## Your instructions:
All the data should be repeated exactly. Any image in it is left out.
* Begin Supplied information *
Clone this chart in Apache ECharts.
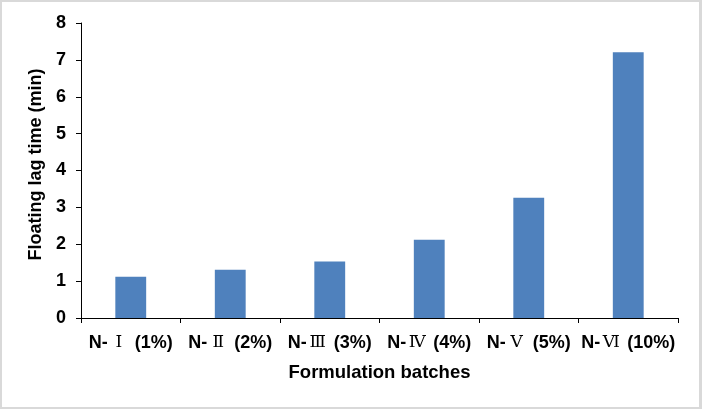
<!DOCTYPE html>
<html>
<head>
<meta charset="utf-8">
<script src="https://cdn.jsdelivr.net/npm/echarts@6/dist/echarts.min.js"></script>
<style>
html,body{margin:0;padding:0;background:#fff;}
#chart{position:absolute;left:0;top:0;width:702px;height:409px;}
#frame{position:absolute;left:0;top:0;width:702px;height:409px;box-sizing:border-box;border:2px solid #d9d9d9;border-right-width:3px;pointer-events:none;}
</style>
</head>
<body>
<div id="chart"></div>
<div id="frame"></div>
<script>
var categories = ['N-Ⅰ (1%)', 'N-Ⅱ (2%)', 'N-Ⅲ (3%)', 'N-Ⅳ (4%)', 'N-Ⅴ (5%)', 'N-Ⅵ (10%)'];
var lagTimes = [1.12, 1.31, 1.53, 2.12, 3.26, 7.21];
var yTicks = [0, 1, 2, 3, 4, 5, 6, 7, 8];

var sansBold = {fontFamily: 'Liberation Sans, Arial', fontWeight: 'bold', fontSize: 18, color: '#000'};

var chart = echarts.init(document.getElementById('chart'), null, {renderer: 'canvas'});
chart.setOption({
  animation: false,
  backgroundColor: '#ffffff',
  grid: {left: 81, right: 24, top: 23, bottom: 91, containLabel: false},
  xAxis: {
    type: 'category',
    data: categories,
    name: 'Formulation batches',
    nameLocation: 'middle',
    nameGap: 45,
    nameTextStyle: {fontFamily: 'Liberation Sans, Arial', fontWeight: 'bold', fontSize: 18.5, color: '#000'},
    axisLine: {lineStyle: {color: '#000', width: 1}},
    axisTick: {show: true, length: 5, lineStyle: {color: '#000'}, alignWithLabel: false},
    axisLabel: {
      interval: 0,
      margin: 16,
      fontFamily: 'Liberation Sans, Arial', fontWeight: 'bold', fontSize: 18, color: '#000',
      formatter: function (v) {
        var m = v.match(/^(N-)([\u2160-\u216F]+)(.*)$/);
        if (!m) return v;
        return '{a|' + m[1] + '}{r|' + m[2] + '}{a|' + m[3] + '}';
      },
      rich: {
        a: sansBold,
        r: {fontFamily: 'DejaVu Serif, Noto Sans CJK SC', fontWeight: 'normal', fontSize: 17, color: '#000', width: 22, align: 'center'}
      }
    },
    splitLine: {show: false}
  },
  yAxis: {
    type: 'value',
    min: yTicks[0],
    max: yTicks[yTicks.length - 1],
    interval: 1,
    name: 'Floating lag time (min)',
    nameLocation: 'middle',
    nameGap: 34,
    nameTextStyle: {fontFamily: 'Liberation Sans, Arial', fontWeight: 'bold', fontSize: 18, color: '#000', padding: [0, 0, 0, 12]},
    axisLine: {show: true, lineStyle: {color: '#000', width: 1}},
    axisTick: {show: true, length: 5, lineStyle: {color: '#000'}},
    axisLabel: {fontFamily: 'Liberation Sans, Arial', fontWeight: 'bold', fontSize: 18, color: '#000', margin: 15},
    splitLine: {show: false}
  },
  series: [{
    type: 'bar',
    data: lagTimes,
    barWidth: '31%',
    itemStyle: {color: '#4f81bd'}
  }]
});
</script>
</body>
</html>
* End Supplied information *
## Answer to the task:
Clone this chart in Apache ECharts.
<!DOCTYPE html>
<html>
<head>
<meta charset="utf-8">
<script src="https://cdn.jsdelivr.net/npm/echarts@6/dist/echarts.min.js"></script>
<style>
html,body{margin:0;padding:0;background:#fff;}
#chart{position:absolute;left:0;top:0;width:702px;height:409px;}
#frame{position:absolute;left:0;top:0;width:702px;height:409px;box-sizing:border-box;border:2px solid #d9d9d9;border-right-width:3px;pointer-events:none;}
</style>
</head>
<body>
<div id="chart"></div>
<div id="frame"></div>
<script>
var categories = ['N-Ⅰ (1%)', 'N-Ⅱ (2%)', 'N-Ⅲ (3%)', 'N-Ⅳ (4%)', 'N-Ⅴ (5%)', 'N-Ⅵ (10%)'];
var lagTimes = [1.12, 1.31, 1.53, 2.12, 3.26, 7.21];
var yTicks = [0, 1, 2, 3, 4, 5, 6, 7, 8];

var sansBold = {fontFamily: 'Liberation Sans, Arial', fontWeight: 'bold', fontSize: 18, color: '#000'};

var chart = echarts.init(document.getElementById('chart'), null, {renderer: 'canvas'});
chart.setOption({
  animation: false,
  backgroundColor: '#ffffff',
  grid: {left: 81, right: 24, top: 23, bottom: 91, containLabel: false},
  xAxis: {
    type: 'category',
    data: categories,
    name: 'Formulation batches',
    nameLocation: 'middle',
    nameGap: 45,
    nameTextStyle: {fontFamily: 'Liberation Sans, Arial', fontWeight: 'bold', fontSize: 18.5, color: '#000'},
    axisLine: {lineStyle: {color: '#000', width: 1}},
    axisTick: {show: true, length: 5, lineStyle: {color: '#000'}, alignWithLabel: false},
    axisLabel: {
      interval: 0,
      margin: 16,
      fontFamily: 'Liberation Sans, Arial', fontWeight: 'bold', fontSize: 18, color: '#000',
      formatter: function (v) {
        var m = v.match(/^(N-)([\u2160-\u216F]+)(.*)$/);
        if (!m) return v;
        return '{a|' + m[1] + '}{r|' + m[2] + '}{a|' + m[3] + '}';
      },
      rich: {
        a: sansBold,
        r: {fontFamily: 'DejaVu Serif, Noto Sans CJK SC', fontWeight: 'normal', fontSize: 17, color: '#000', width: 22, align: 'center'}
      }
    },
    splitLine: {show: false}
  },
  yAxis: {
    type: 'value',
    min: yTicks[0],
    max: yTicks[yTicks.length - 1],
    interval: 1,
    name: 'Floating lag time (min)',
    nameLocation: 'middle',
    nameGap: 34,
    nameTextStyle: {fontFamily: 'Liberation Sans, Arial', fontWeight: 'bold', fontSize: 18, color: '#000', padding: [0, 0, 0, 12]},
    axisLine: {show: true, lineStyle: {color: '#000', width: 1}},
    axisTick: {show: true, length: 5, lineStyle: {color: '#000'}},
    axisLabel: {fontFamily: 'Liberation Sans, Arial', fontWeight: 'bold', fontSize: 18, color: '#000', margin: 15},
    splitLine: {show: false}
  },
  series: [{
    type: 'bar',
    data: lagTimes,
    barWidth: '31%',
    itemStyle: {color: '#4f81bd'}
  }]
});
</script>
</body>
</html>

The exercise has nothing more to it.